Literally rolling out of Lake Crystal on trailers to Flushing, New York was a 4,000-pound, 18-foot round apple created by fiberglass fabricators in LeCenter. It was attached to a three-stage 30-foot frame weighing 6,000 pounds fabricated by Blue Earth resident Duane Liebl’s firm, Weldtec & Fab, Inc.

“At one point, the New York Mets people thought they might have to helicopter the frame and apple pieces to Citi Stadium, because of their size,” says Liebl of the ‘pop up big apple’ project he recently helped complete. Moving the ‘big apple’ became a similar dilemma to that of a hobbyist building his boat in the garage and not being able to get it out the door. In this instance, how does one get a big apple and a frame through busy New York streets. Liebl was glad this was not his problem.

Weldtec employees spent close to 350 hours working on the frame which will project the apple 15 feet up in four seconds and lower it in 40. The ‘pop up big apple’ will be positioned behind center field in the new Mets’ stadium so fans will be able to see it clearly as it goes up and down during key plays.

Liebl and John Herbst have been partners in the custom metal fabrication shop, Weldtec & Fab, Inc. for more than 12 years, but Liebl has been in the business close to 30 years.

John Herbst and Duane Liebl

“I learned to weld at Crysteel Mfg. in Lake Crystal when I was 18 and have been welding ever since,” says Liebl. “I didn’t care for the factory work with its many project deadlines and repetitive production,” he explains of his career path which most recently has led him to the ‘big apple.’

He left Crysteel and partnered with anotherman for awhile, but says he was on the road a lot doing field service work and did not care for that either.

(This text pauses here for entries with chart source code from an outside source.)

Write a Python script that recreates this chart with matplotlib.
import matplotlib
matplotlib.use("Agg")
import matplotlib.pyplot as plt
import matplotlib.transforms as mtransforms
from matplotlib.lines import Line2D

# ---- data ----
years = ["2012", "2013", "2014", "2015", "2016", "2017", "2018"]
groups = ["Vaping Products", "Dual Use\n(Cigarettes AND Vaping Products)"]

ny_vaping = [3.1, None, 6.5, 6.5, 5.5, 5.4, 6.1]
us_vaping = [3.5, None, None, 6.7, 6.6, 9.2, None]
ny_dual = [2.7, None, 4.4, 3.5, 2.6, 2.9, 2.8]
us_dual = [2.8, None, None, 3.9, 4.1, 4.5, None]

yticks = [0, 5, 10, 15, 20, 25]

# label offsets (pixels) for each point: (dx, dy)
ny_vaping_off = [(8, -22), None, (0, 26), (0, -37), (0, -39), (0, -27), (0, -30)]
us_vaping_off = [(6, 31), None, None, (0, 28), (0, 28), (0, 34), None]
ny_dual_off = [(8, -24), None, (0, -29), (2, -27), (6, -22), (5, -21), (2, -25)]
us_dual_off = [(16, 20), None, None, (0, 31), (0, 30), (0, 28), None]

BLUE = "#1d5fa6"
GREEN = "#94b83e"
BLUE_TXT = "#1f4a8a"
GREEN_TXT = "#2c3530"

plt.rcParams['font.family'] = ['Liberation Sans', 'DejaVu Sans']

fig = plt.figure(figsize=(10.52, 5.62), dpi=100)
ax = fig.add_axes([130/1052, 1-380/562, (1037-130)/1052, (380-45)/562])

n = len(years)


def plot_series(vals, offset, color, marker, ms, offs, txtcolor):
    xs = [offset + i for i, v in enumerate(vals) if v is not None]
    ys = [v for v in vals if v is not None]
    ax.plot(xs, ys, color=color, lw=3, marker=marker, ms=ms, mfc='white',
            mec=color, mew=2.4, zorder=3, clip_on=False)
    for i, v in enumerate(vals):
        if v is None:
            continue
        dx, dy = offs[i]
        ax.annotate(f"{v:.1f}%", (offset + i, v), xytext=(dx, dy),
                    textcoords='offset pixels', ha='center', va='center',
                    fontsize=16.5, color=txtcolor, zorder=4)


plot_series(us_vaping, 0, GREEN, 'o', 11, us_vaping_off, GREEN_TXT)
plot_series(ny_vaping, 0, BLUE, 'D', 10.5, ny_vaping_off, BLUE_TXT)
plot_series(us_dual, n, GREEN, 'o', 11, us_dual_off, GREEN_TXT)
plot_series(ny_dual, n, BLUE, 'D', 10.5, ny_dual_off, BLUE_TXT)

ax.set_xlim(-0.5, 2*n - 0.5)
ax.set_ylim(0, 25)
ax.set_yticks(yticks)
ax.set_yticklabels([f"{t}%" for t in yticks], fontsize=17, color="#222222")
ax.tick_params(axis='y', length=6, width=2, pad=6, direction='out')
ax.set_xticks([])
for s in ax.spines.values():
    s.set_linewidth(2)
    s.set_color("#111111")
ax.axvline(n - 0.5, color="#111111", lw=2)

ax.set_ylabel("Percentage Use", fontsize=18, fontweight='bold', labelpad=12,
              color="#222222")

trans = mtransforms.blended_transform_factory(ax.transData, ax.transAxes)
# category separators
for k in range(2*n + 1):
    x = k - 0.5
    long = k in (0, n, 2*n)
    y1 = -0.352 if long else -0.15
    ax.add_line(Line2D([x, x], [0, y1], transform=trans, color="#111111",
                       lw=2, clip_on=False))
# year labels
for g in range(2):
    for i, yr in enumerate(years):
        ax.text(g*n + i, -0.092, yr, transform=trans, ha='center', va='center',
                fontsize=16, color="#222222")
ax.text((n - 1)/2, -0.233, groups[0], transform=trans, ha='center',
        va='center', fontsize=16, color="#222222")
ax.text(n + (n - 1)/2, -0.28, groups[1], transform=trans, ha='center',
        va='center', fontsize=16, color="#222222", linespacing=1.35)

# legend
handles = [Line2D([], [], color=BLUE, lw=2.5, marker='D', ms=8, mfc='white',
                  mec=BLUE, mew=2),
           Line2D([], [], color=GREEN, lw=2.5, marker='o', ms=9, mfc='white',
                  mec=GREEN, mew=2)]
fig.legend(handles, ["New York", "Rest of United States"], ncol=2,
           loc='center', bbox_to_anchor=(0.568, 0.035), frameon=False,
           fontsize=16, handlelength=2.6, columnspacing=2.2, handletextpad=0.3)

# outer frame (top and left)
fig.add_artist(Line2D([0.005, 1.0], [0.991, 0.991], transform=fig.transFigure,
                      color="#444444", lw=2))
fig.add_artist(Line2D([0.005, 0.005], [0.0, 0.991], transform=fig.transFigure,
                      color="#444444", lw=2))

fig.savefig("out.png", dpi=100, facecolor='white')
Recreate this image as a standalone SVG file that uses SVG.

As a result, Weldtec & Fab, Inc. was founded with Herbst.

“I like variety, so we are always making something different or unique at Weldtec,” Liebl says. “Whatever we can lift and get in our shop we will work on.”

The Lake Crystal business has done jobs locally for food mills, Fairmont’s ethanol plant and made a dust collector for Honeymead in Mankato. They have also manufactured and shipped an oil stripper for oil processing to Germany.

Other jobs Liebl, his partner and their three full-time employees and seasonal helpers have worked on the past five to six years include an overhead door for NASA, door frames in the roof of the Miller Park Stadium in Milwaukee, a retractable pitcher’s mound at RFK Stadium for the Washington Nationals, goal post mounting units at the University of Phoenix Stadium used by the Arizona Cardinals, stainless steel roof seals at Lucas Oil Stadium where the Indianapolis Colts are based, a roof trolley with winch at Texas Stadium for the Dallas Cowboys and the Pop Up Big Apple for the New York Mets at Citi Stadium.

All of these projects were contracted through Uni-Systems, a design, construction and consultation engineering firm located in Minneapolis which specializes in kinetic architecture, or movable, mechanized structures designed to adapt to individual structures’ needs. The firm has become particularly recognized for its design and installation of retractable roof systems on various sports stadiums across the United States.

Probably the most frustrating project Liebl’s firm ever undertook was a very heavy module that went to a university in California. It required super precision since it had to be all-around square and be within one-eighth of an inch over a 40 foot span.

Undoubtedly, the ‘pop up big apple’ has been the project he currently is most proud of.

“We had to dig four feet down in our plant’s yard then used four yards of concrete before bolting down the cylinder in the framework for the apple. At this point, we could then build and assemble it in three stages – small, medium and large,” explains Liebl.

By the time the ‘pop up big apple’ was completed, it had been tested and examined four times in bitter cold conditions. In fact, the hydraulic unit and computer had to be kept in a tent in order to keep warm enough to do the testing.

“We knew the project was done when the engineer gave us the high five sign,” says Liebl.

The next project Liebl’s crew is working on is 220 feet of conveyor belt frame for Unimin Corporation in Kasota which he guesses will take about 120-160 hours to complete.

“We bid our jobs,” says Liebl. “We tell them how much time it will take and they often respond they want it right now.”

Duane Liebl learned early on in his career one doesn’t weld until the project has been checked and double-checked. The ‘big apple’ project certainly reinforced this fact. Welding is a very precise skill.